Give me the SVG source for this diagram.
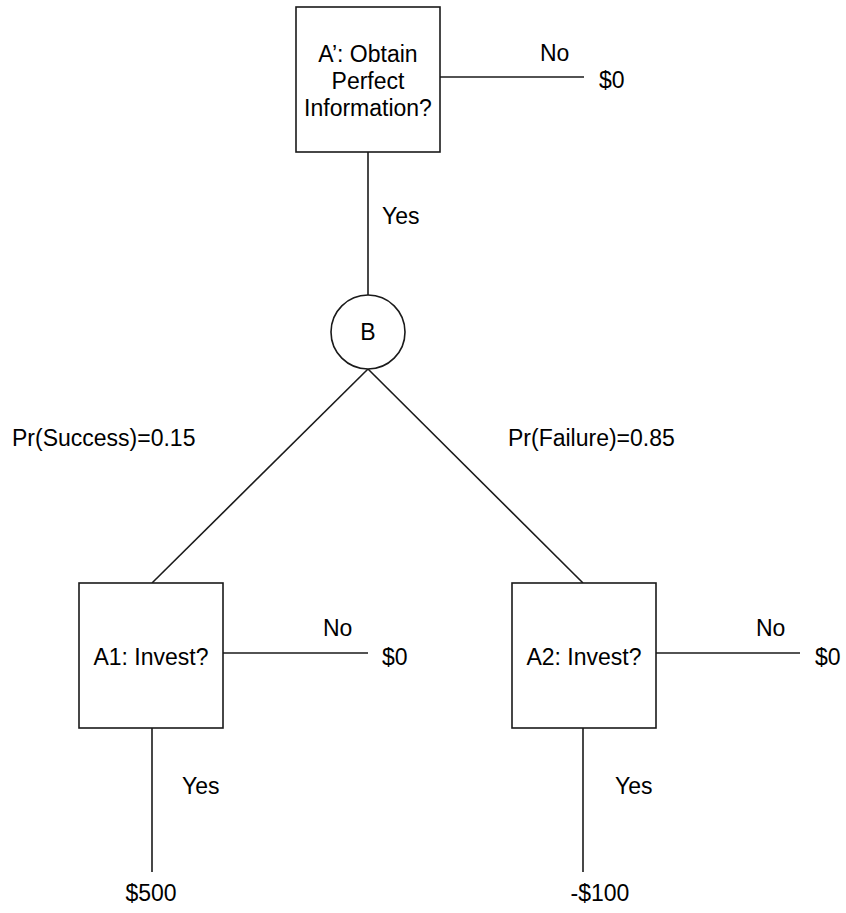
<svg xmlns="http://www.w3.org/2000/svg" width="846" height="913" viewBox="0 0 846 913">
<style>
.n{fill:#fff;stroke:#1a1a1a;stroke-width:1.6}
.c line{stroke:#1a1a1a;stroke-width:1.6}
text{font-family:"Liberation Sans",Arial,sans-serif;font-size:23px;fill:#000}
.m{text-anchor:middle}
</style>
<rect width="846" height="913" fill="#fff"/>
<g id="connectors" class="c">
<line x1="440" y1="77" x2="584" y2="77"/>
<line x1="368" y1="152" x2="368" y2="295"/>
<line x1="368" y1="369" x2="152" y2="583"/>
<line x1="368" y1="369" x2="583" y2="583"/>
<line x1="223" y1="653" x2="368" y2="653"/>
<line x1="152" y1="728" x2="152" y2="872"/>
<line x1="656" y1="653" x2="800" y2="653"/>
<line x1="583" y1="728" x2="583" y2="872"/>
</g>
<g id="labels">
<text x="540" y="61">No</text>
<text x="599" y="88">$0</text>
<text x="382" y="224">Yes</text>
<text x="12" y="446">Pr(Success)=0.15</text>
<text x="508" y="446">Pr(Failure)=0.85</text>
<text x="323" y="636">No</text>
<text x="382" y="665">$0</text>
<text x="756" y="636">No</text>
<text x="815" y="665">$0</text>
<text x="182" y="794">Yes</text>
<text x="615" y="794">Yes</text>
<text x="151" y="901" class="m">$500</text>
<text x="600" y="901" class="m">-$100</text>
</g>
<g id="A-prime">
<rect class="n" x="296" y="7" width="144" height="145"/>
<text class="m" x="368" y="62">A’: Obtain</text>
<text class="m" x="368" y="89">Perfect</text>
<text class="m" x="368" y="116">Information?</text>
</g>
<g id="B">
<circle class="n" cx="368" cy="332" r="37"/>
<text class="m" x="368" y="340">B</text>
</g>
<g id="A1">
<rect class="n" x="79" y="583" width="144" height="145"/>
<text class="m" x="151" y="665">A1: Invest?</text>
</g>
<g id="A2">
<rect class="n" x="512" y="583" width="144" height="145"/>
<text class="m" x="584" y="665">A2: Invest?</text>
</g>
</svg>
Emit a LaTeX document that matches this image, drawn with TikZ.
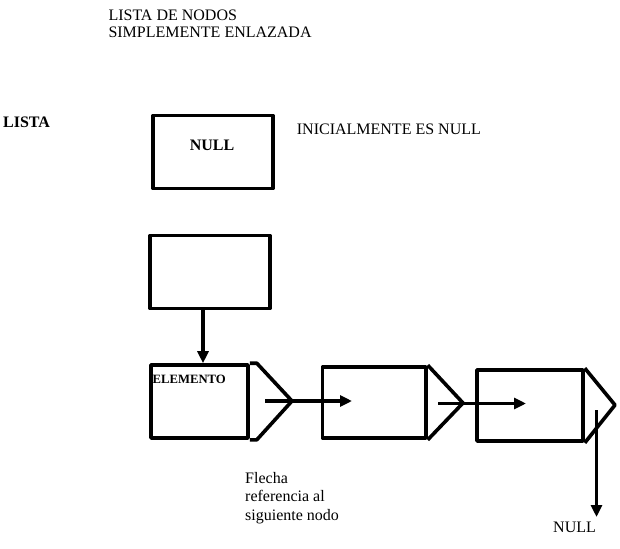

----------

__Prompt__. Quote all the records verbatim, dropping any pictures from your copy.

__Exercise answer__.
Give me the SVG source for this diagram.
<svg xmlns="http://www.w3.org/2000/svg" width="846" height="913" viewBox="0 0 846 913">
<style>
.n{fill:#fff;stroke:#1a1a1a;stroke-width:1.6}
.c line{stroke:#1a1a1a;stroke-width:1.6}
text{font-family:"Liberation Sans",Arial,sans-serif;font-size:23px;fill:#000}
.m{text-anchor:middle}
</style>
<rect width="846" height="913" fill="#fff"/>
<g id="connectors" class="c">
<line x1="440" y1="77" x2="584" y2="77"/>
<line x1="368" y1="152" x2="368" y2="295"/>
<line x1="368" y1="369" x2="152" y2="583"/>
<line x1="368" y1="369" x2="583" y2="583"/>
<line x1="223" y1="653" x2="368" y2="653"/>
<line x1="152" y1="728" x2="152" y2="872"/>
<line x1="656" y1="653" x2="800" y2="653"/>
<line x1="583" y1="728" x2="583" y2="872"/>
</g>
<g id="labels">
<text x="540" y="61">No</text>
<text x="599" y="88">$0</text>
<text x="382" y="224">Yes</text>
<text x="12" y="446">Pr(Success)=0.15</text>
<text x="508" y="446">Pr(Failure)=0.85</text>
<text x="323" y="636">No</text>
<text x="382" y="665">$0</text>
<text x="756" y="636">No</text>
<text x="815" y="665">$0</text>
<text x="182" y="794">Yes</text>
<text x="615" y="794">Yes</text>
<text x="151" y="901" class="m">$500</text>
<text x="600" y="901" class="m">-$100</text>
</g>
<g id="A-prime">
<rect class="n" x="296" y="7" width="144" height="145"/>
<text class="m" x="368" y="62">A’: Obtain</text>
<text class="m" x="368" y="89">Perfect</text>
<text class="m" x="368" y="116">Information?</text>
</g>
<g id="B">
<circle class="n" cx="368" cy="332" r="37"/>
<text class="m" x="368" y="340">B</text>
</g>
<g id="A1">
<rect class="n" x="79" y="583" width="144" height="145"/>
<text class="m" x="151" y="665">A1: Invest?</text>
</g>
<g id="A2">
<rect class="n" x="512" y="583" width="144" height="145"/>
<text class="m" x="584" y="665">A2: Invest?</text>
</g>
</svg>
Emit a LaTeX document that matches this image, drawn with TikZ.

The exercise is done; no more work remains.